STORED ROWS:
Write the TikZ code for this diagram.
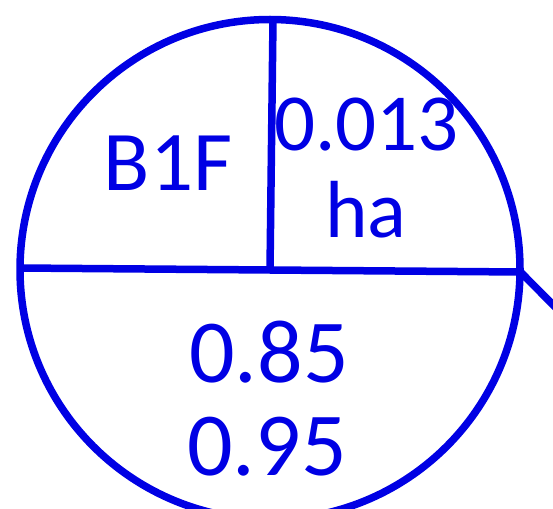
\documentclass[tikz,border=0pt]{standalone}
\usepackage{fontspec}
\setmainfont{Carlito}
\definecolor{ink}{RGB}{0,0,228}
\begin{document}
\begin{tikzpicture}[x=1pt,y=-1pt,
  edge/.style={draw=ink,line width=7.5pt},
  lbl/.style={text=ink,inner sep=0pt,anchor=base}]
\useasboundingbox (0,0) rectangle (553,508);
\clip (0,0) rectangle (553,508);
\node[circle,draw=ink,line width=7.5pt,minimum size=500pt,inner sep=0pt] (c) at (270,269.5) {};
\coordinate (L) at (20,268);
\coordinate (R) at (520.5,272);
\coordinate (T) at (273,19.5);
\coordinate (M) at (270,270);
\coordinate (D) at (570,322);
\draw[edge] (L) -- (R);
\draw[edge] (T) -- (M);
\draw[edge,line cap=round] (R) -- (D);
\node[lbl,font=\fontsize{85}{85}\selectfont] (b1f) at (168,190) {B1F};
\node[lbl,font=\fontsize{81}{81}\selectfont] (area) at (366.5,150) {0.013};
\node[lbl,font=\fontsize{81}{81}\selectfont] (ha) at (366,237) {ha};
\node[lbl,font=\fontsize{90}{90}\selectfont] (v1) at (269,382) {0.85};
\node[lbl,font=\fontsize{90}{90}\selectfont] (v2) at (267,475) {0.95};
\end{tikzpicture}
\end{document}
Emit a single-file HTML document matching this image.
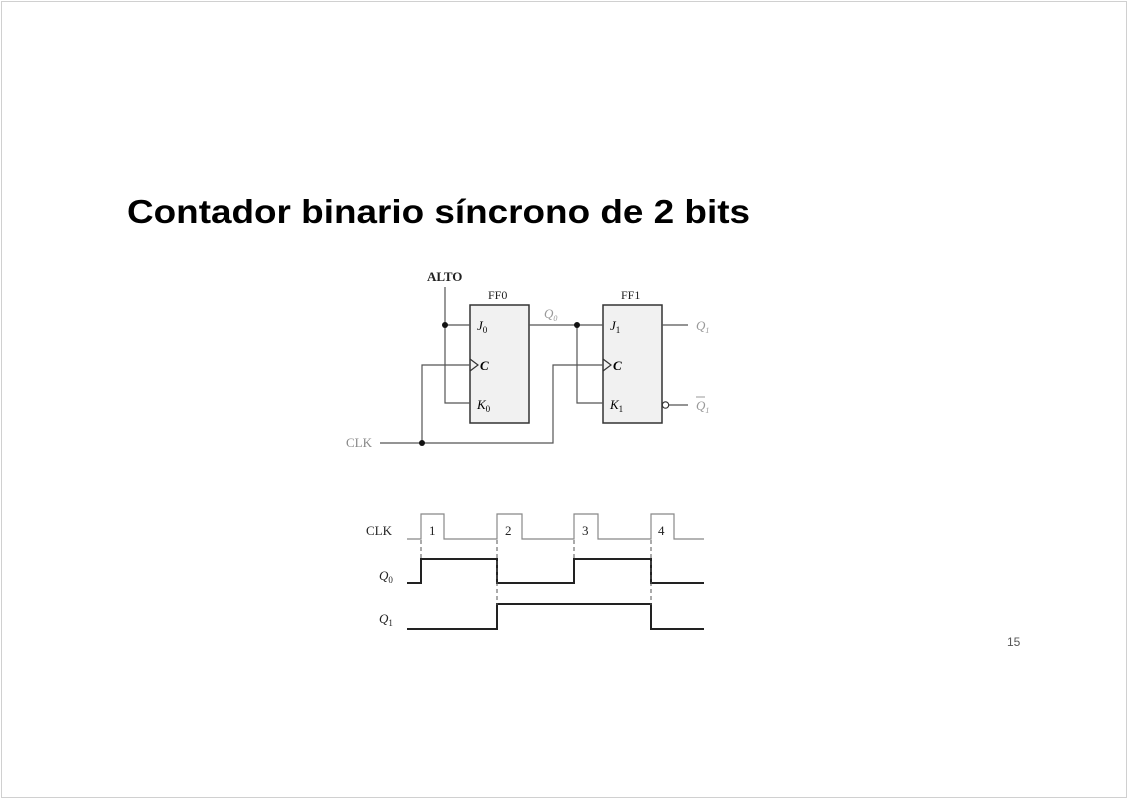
<!DOCTYPE html>
<html><head><meta charset="utf-8"><style>
html,body{margin:0;padding:0;background:#fff}
body{width:1128px;height:800px;overflow:hidden;position:relative}
</style></head><body>
<svg width="1128" height="800" xmlns="http://www.w3.org/2000/svg" style="position:absolute;left:0;top:0">
<rect x="1.5" y="1.5" width="1125" height="796" fill="#fff" stroke="#d0d0d0" stroke-width="1"/>
<text x="127" y="223" font-family="Liberation Sans, sans-serif" font-weight="bold" font-size="33" fill="#000" textLength="623" lengthAdjust="spacingAndGlyphs">Contador binario síncrono de 2 bits</text>
<text x="1007" y="646" font-family="Liberation Sans, sans-serif" font-size="12" fill="#555">15</text>
<g font-family="Liberation Serif, serif" font-size="13">
<rect x="470" y="305" width="59" height="118" fill="#f1f1f1" stroke="#333" stroke-width="1.5"/>
<rect x="603" y="305" width="59" height="118" fill="#f1f1f1" stroke="#333" stroke-width="1.5"/>
<g stroke="#555" stroke-width="1.2" fill="none">
<path d="M445 287V403H470M445 325H470"/>
<path d="M380 443H553V365H603M422 443V365H470"/>
<path d="M529 325H603M577 325V403H603"/>
<path d="M662 325H688M669 405H688"/>
<path d="M470 359L478 365L470 371M603 359L611 365L603 371" stroke="#333"/>
</g>
<circle cx="665.5" cy="405" r="3.2" fill="#fff" stroke="#333" stroke-width="1.2"/>
<circle cx="445" cy="325" r="3" fill="#111"/>
<circle cx="577" cy="325" r="3" fill="#111"/>
<circle cx="422" cy="443" r="3" fill="#111"/>
<text x="427" y="281" fill="#222" font-size="13" font-weight="bold">ALTO</text>
<text x="488" y="299" fill="#222" font-size="12">FF0</text>
<text x="621" y="299" fill="#222" font-size="12">FF1</text>
<text x="346" y="447" fill="#888">CLK</text>
<text x="544" y="318" fill="#999" font-style="italic">Q<tspan font-size="8" dy="3">0</tspan></text>
<text x="477" y="330" font-style="italic">J<tspan font-size="9" dy="3" font-style="normal">0</tspan></text>
<text x="477" y="409" font-style="italic">K<tspan font-size="9" dy="3" font-style="normal">0</tspan></text>
<text x="610" y="330" font-style="italic">J<tspan font-size="9" dy="3" font-style="normal">1</tspan></text>
<text x="610" y="409" font-style="italic">K<tspan font-size="9" dy="3" font-style="normal">1</tspan></text>
<text x="480" y="370" font-style="italic" font-weight="bold">C</text>
<text x="613" y="370" font-style="italic" font-weight="bold">C</text>
<text x="696" y="330" fill="#999" font-style="italic">Q<tspan font-size="8" dy="3">1</tspan></text>
<text x="696" y="410" fill="#999" font-style="italic">Q<tspan font-size="8" dy="3">1</tspan></text>
<path d="M696 397H705" stroke="#999" stroke-width="1"/>
</g>
<g font-family="Liberation Serif, serif" font-size="13" fill="#222">
<path d="M407 539H421V514H444V539H497V514H522V539H574V514H598V539H651V514H674V539H704" stroke="#888" stroke-width="1.2" fill="none"/>
<path d="M407 583H421V559H497V583H574V559H651V583H704" stroke="#222" stroke-width="2" fill="none"/>
<path d="M407 629H497V604H651V629H704" stroke="#222" stroke-width="2" fill="none"/>
<path d="M421 540V560M497 540V605M574 540V560M651 540V605" stroke="#555" stroke-width="1" stroke-dasharray="4,3" fill="none"/>
<text x="366" y="535">CLK</text>
<text x="429" y="535">1</text>
<text x="505" y="535">2</text>
<text x="582" y="535">3</text>
<text x="658" y="535">4</text>
<text x="379" y="580" font-style="italic">Q<tspan font-size="9" dy="3" font-style="normal">0</tspan></text>
<text x="379" y="623" font-style="italic">Q<tspan font-size="9" dy="3" font-style="normal">1</tspan></text>
</g>
</svg>
</body></html>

WHAT IS NEEDED: Print the records above exactly as they stand, but leave out the pictures.

ANSWER FOR THIS EXERCISE:
Write the TikZ code for this diagram.
\documentclass[tikz,border=0pt]{standalone}
\usepackage{fontspec}
\setmainfont{Carlito}
\definecolor{ink}{RGB}{0,0,228}
\begin{document}
\begin{tikzpicture}[x=1pt,y=-1pt,
  edge/.style={draw=ink,line width=7.5pt},
  lbl/.style={text=ink,inner sep=0pt,anchor=base}]
\useasboundingbox (0,0) rectangle (553,508);
\clip (0,0) rectangle (553,508);
\node[circle,draw=ink,line width=7.5pt,minimum size=500pt,inner sep=0pt] (c) at (270,269.5) {};
\coordinate (L) at (20,268);
\coordinate (R) at (520.5,272);
\coordinate (T) at (273,19.5);
\coordinate (M) at (270,270);
\coordinate (D) at (570,322);
\draw[edge] (L) -- (R);
\draw[edge] (T) -- (M);
\draw[edge,line cap=round] (R) -- (D);
\node[lbl,font=\fontsize{85}{85}\selectfont] (b1f) at (168,190) {B1F};
\node[lbl,font=\fontsize{81}{81}\selectfont] (area) at (366.5,150) {0.013};
\node[lbl,font=\fontsize{81}{81}\selectfont] (ha) at (366,237) {ha};
\node[lbl,font=\fontsize{90}{90}\selectfont] (v1) at (269,382) {0.85};
\node[lbl,font=\fontsize{90}{90}\selectfont] (v2) at (267,475) {0.95};
\end{tikzpicture}
\end{document}
Emit a single-file HTML document matching this image.
<!DOCTYPE html>
<html><head><meta charset="utf-8"><style>
html,body{margin:0;padding:0;background:#fff}
body{width:1128px;height:800px;overflow:hidden;position:relative}
</style></head><body>
<svg width="1128" height="800" xmlns="http://www.w3.org/2000/svg" style="position:absolute;left:0;top:0">
<rect x="1.5" y="1.5" width="1125" height="796" fill="#fff" stroke="#d0d0d0" stroke-width="1"/>
<text x="127" y="223" font-family="Liberation Sans, sans-serif" font-weight="bold" font-size="33" fill="#000" textLength="623" lengthAdjust="spacingAndGlyphs">Contador binario síncrono de 2 bits</text>
<text x="1007" y="646" font-family="Liberation Sans, sans-serif" font-size="12" fill="#555">15</text>
<g font-family="Liberation Serif, serif" font-size="13">
<rect x="470" y="305" width="59" height="118" fill="#f1f1f1" stroke="#333" stroke-width="1.5"/>
<rect x="603" y="305" width="59" height="118" fill="#f1f1f1" stroke="#333" stroke-width="1.5"/>
<g stroke="#555" stroke-width="1.2" fill="none">
<path d="M445 287V403H470M445 325H470"/>
<path d="M380 443H553V365H603M422 443V365H470"/>
<path d="M529 325H603M577 325V403H603"/>
<path d="M662 325H688M669 405H688"/>
<path d="M470 359L478 365L470 371M603 359L611 365L603 371" stroke="#333"/>
</g>
<circle cx="665.5" cy="405" r="3.2" fill="#fff" stroke="#333" stroke-width="1.2"/>
<circle cx="445" cy="325" r="3" fill="#111"/>
<circle cx="577" cy="325" r="3" fill="#111"/>
<circle cx="422" cy="443" r="3" fill="#111"/>
<text x="427" y="281" fill="#222" font-size="13" font-weight="bold">ALTO</text>
<text x="488" y="299" fill="#222" font-size="12">FF0</text>
<text x="621" y="299" fill="#222" font-size="12">FF1</text>
<text x="346" y="447" fill="#888">CLK</text>
<text x="544" y="318" fill="#999" font-style="italic">Q<tspan font-size="8" dy="3">0</tspan></text>
<text x="477" y="330" font-style="italic">J<tspan font-size="9" dy="3" font-style="normal">0</tspan></text>
<text x="477" y="409" font-style="italic">K<tspan font-size="9" dy="3" font-style="normal">0</tspan></text>
<text x="610" y="330" font-style="italic">J<tspan font-size="9" dy="3" font-style="normal">1</tspan></text>
<text x="610" y="409" font-style="italic">K<tspan font-size="9" dy="3" font-style="normal">1</tspan></text>
<text x="480" y="370" font-style="italic" font-weight="bold">C</text>
<text x="613" y="370" font-style="italic" font-weight="bold">C</text>
<text x="696" y="330" fill="#999" font-style="italic">Q<tspan font-size="8" dy="3">1</tspan></text>
<text x="696" y="410" fill="#999" font-style="italic">Q<tspan font-size="8" dy="3">1</tspan></text>
<path d="M696 397H705" stroke="#999" stroke-width="1"/>
</g>
<g font-family="Liberation Serif, serif" font-size="13" fill="#222">
<path d="M407 539H421V514H444V539H497V514H522V539H574V514H598V539H651V514H674V539H704" stroke="#888" stroke-width="1.2" fill="none"/>
<path d="M407 583H421V559H497V583H574V559H651V583H704" stroke="#222" stroke-width="2" fill="none"/>
<path d="M407 629H497V604H651V629H704" stroke="#222" stroke-width="2" fill="none"/>
<path d="M421 540V560M497 540V605M574 540V560M651 540V605" stroke="#555" stroke-width="1" stroke-dasharray="4,3" fill="none"/>
<text x="366" y="535">CLK</text>
<text x="429" y="535">1</text>
<text x="505" y="535">2</text>
<text x="582" y="535">3</text>
<text x="658" y="535">4</text>
<text x="379" y="580" font-style="italic">Q<tspan font-size="9" dy="3" font-style="normal">0</tspan></text>
<text x="379" y="623" font-style="italic">Q<tspan font-size="9" dy="3" font-style="normal">1</tspan></text>
</g>
</svg>
</body></html>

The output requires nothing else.